Moments later, the boat lurches us back to where we are—we’ve drifted into view of the Cormorant, a dark shadow behind a thickening layer of mist, and the wind is increasing, blowing snow off the tops of the bergs.

I murmur into his neck, “We should get back.”

“Not yet,” he murmurs back, and as we stand in the gliding boat I sense what he’s thinking: We are like the ever-shifting, ever-changing ice—and whatever happens next, wherever we end up, we’ll never be quite the same again.

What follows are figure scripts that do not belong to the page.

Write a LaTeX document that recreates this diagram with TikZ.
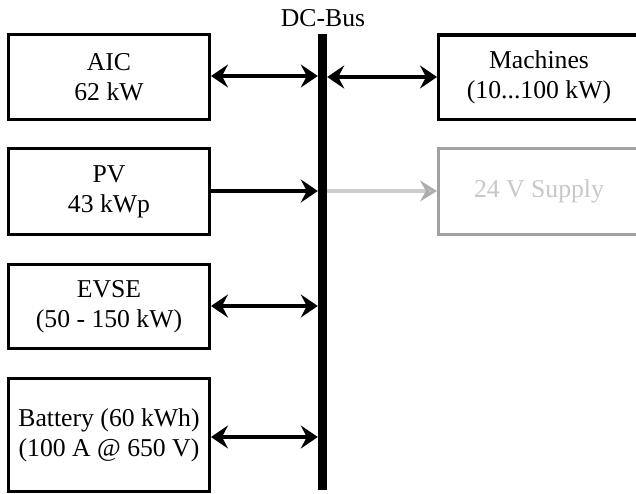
\documentclass[tikz,border=0pt]{standalone}
\usepackage{fontspec}
\setmainfont{Liberation Serif}
\usetikzlibrary{arrows.meta}
\tikzset{
  box/.style={draw=black, line width=3.3pt, minimum width=200.7pt, align=center,
    inner sep=0pt, font=\fontsize{25.7}{30}\selectfont},
  ghostbox/.style={box, draw=black!37, text=black!22},
  link/.style={line width=4.5pt, {Stealth[length=17pt,width=23pt,inset=6pt]}-{Stealth[length=17pt,width=23pt,inset=6pt]}},
  feed/.style={line width=4.5pt, -{Stealth[length=17pt,width=23pt,inset=6pt]}},
  ghostfeed/.style={line width=3.5pt, draw=black!20, -{Stealth[length=17pt,width=21pt,inset=6pt,fill=black!22,color=black!32]}},
  busbar/.style={fill=black, inner sep=0pt, minimum width=9pt, minimum height=456pt},
  buslabel/.style={font=\fontsize{25.7}{30}\selectfont, inner sep=0pt, anchor=base}
}
\begin{document}
\begin{tikzpicture}[x=1pt,y=-1pt]
\useasboundingbox (0,0) rectangle (636,494);
\begin{scope}
\clip (0,0) rectangle (636,494);
% bus
\node[busbar] (bus) at (322.5,262) {};
\node[buslabel] (buslbl) at (323,27) {DC-Bus};
% left boxes
\node[box, minimum height=84.7pt] (aic) at (109,77) {AIC\\62 kW};
\node[box, minimum height=85.7pt] (pv) at (109,191.5) {PV\\43 kWp};
\node[box, minimum height=83.7pt] (evse) at (109,306.5) {EVSE\\(50 - 150 kW)};
\node[box, minimum height=112.7pt] (bat) at (109,435) {Battery (60 kWh)\\(100 A @ 650 V)};
% right boxes
\node[box, minimum height=84.7pt] (mach) at (539,77.5) {Machines\\(10...100 kW)};
\node[ghostbox, minimum height=85.7pt] (sup) at (539,191.5) {24 V Supply};
% connectors
\draw[link] ([yshift=1pt]aic.east) -- ([yshift=1pt]aic.east -| bus.west);
\draw[link] ([yshift=0.5pt]bus.east |- mach.west) -- ([yshift=0.5pt]mach.west);
\draw[feed] ([yshift=0.5pt]pv.east) -- ([yshift=0.5pt]pv.east -| bus.west);
\draw[ghostfeed] ([yshift=0.5pt]bus.east |- sup.west) -- ([yshift=0.5pt]sup.west);
\draw[link] ([yshift=0.5pt]evse.east) -- ([yshift=0.5pt]evse.east -| bus.west);
\draw[link] ([yshift=-2pt]bat.east) -- ([yshift=-2pt]bat.east -| bus.west);
\end{scope}
\end{tikzpicture}
\end{document}
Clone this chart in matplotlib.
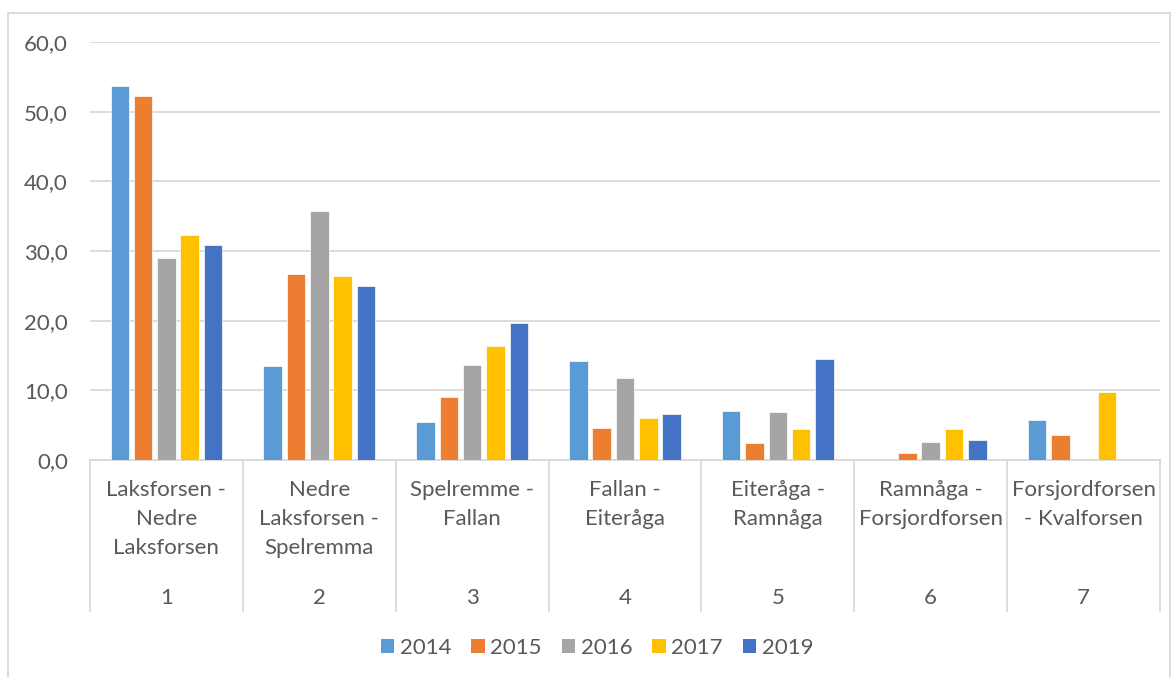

FIVE DAYS LATER, after disembarkation, Keller and I spend the night in an Ushuaia guesthouse, not knowing when we’ll see each other next. We speak very little, even during our last moments together, when, in the sharp, bittersweet morning air, I stand with him on Calle Hernando de Magallanes as he puts his bag into the cab that will take him to the airport. He turns to me, and I press into the heat of his body, his arms around me, his fingers on my back. I want to feel the roughness of his hands one more time, his tall lean body against mine, skin to skin. I slide my hands under his pullover, landing somewhere between cotton and fleece, knowing as I do that I won’t be able to reach any further, that this is as far as I can go.





FOUR DAYS BEFORE SHIPWRECK


Bransfield Strait

(62°57'S, 59°38'W)





There are no portholes in the exam room of the medical suite, and though I can feel that the sea is calm, my nausea is getting worse. I’ve managed to put off Glenn’s insistence on a doctor’s visit until today, and now I’m hoping my queasiness is only because I can’t see the horizon. I know Susan has something stronger than meclizine for seasickness—she doesn’t prescribe it except in extreme cases, but I’m getting to the point where I think I qualify.

I always feel a little out of sorts when I can’t see the ocean—which is strange for someone who grew up in the Midwest and spends most of the year landlocked in Oregon. Growing up, I loved the water and would often swim in Shaw Park’s public pool in Clayton, Missouri. I’d dive off the ten-meter platform, pretending it was a seaside cliff. I’d put on my mask and snorkel and imagine that people’s limbs, in their myriad shapes and sizes, were sea creatures. I’d see their colorful swimsuits as brightly hued fish.

My other favorite place had been the geodesic dome at the botanical garden. My father used to take me there when he was in town, which wasn’t often, and the rainforest inside, with its tropical humidity and mist, with waterfalls and wildly exotic plants, made me want to explore the world. By the time I was in junior high, my neighborhood had gotten one of the first outdoor-gear stores in greater St. Louis—it was a small store, but just walking through its narrow aisles felt like adventure. I’d try on the extreme-weather clothing and imagine myself at one of the poles.

I didn’t know back then that I would, in fact, end up spending much of my life in one of the polar regions, and, over the years, I’ve come to think of the continent not only as a place but as a living, breathing thing—to me, Antarctica has always been as alive as the creatures it houses: Every winter, the entire continent fattens up with ice, then shrinks again in the summer. When I’m here on the peninsula, looking out at the green and white of young ice and the deep, ancient blue of multiyear ice, I feel as though the bergs, too, are alive, sent forth by thousands of miles of glaciers to protect the continent from such predators as the Endurance and the Erebus, the Cormorant and the Australis.

And this is what worries me.

Keller knows as well as anyone that the Australis isn’t equipped to take on these icy sentinels. He knows what an iceberg looks like underwater, that beneath the exquisite beauty above the surface is a sharp, jagged, nasty thing that will destroy ships if they attempt to pass too close. Even for an experienced captain, miscalculating the distance is not difficult to do, with the constantly shifting winds and waters, the continual calving of new icebergs. Charts of this heavily traveled area have regions not properly surveyed, and every captain knows there is nothing more dangerous than unseen ice.